I watch his tiny face and mouth- the one that is now full of teeth. Do you know how weird that is? To see someone so infrequently frequent, someone you gave birth to, that you notice how many teeth they have and all the varying stages of growth? It’s weird, I can tell you that. Anyways, that face he makes when it turns from sad (actually frustration) to angry (actually embarrassed) to rage (actually sad) and his eyes are my twin. I can’t stand him in those moments and really I know it’s myself that I can’t stand. Actually, I want to pick him up and hold him and tell him over and over that he isn’t bad. That he’s good. I don’t just see my eyes on his face I actually see him. I see that same kid as me. I know that kid. Do you remember your four year old self desperate and searching? Do you remember feeling that misunderstood simply because you don’t have the language or words? I do and I can’t decide if that’s a blessing or a curse.

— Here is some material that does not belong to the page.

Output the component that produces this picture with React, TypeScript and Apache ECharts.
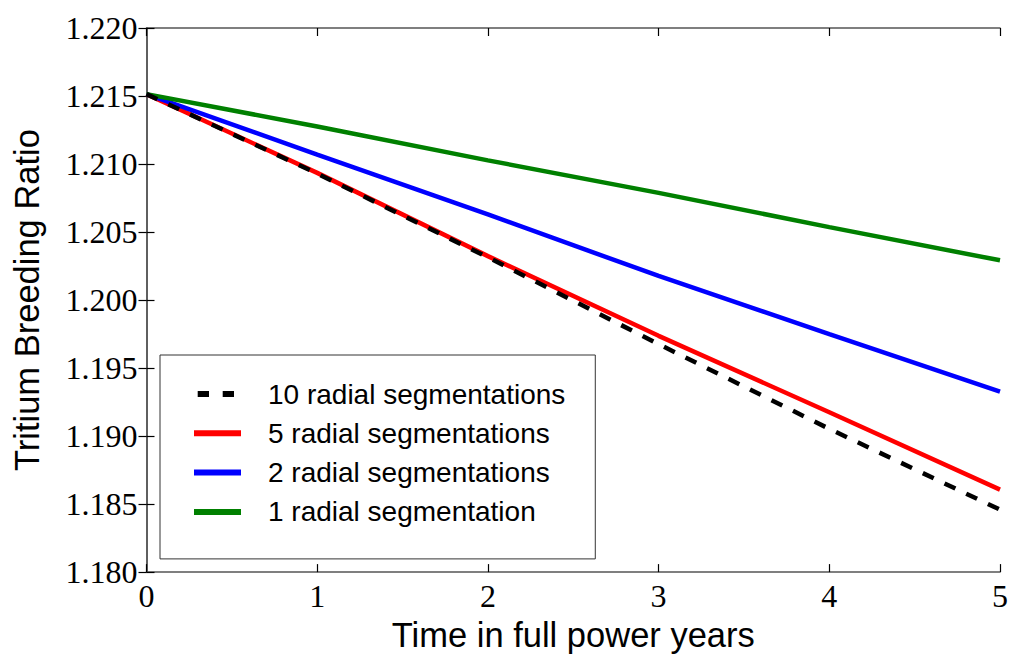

I do pick him up most of the time and perhaps you might think that in doing so I am coddling him or encouraging this type of behavior- the rage or the shouting or the throwing. But I don’t see it that way. I see myself looking at my own kid-face square in the eye and more or less saying, “I’ve got you.” It isn’t that I want to encourage the rage, it’s that I want him to see there’s a different way. That’s the point after all, isn’t it?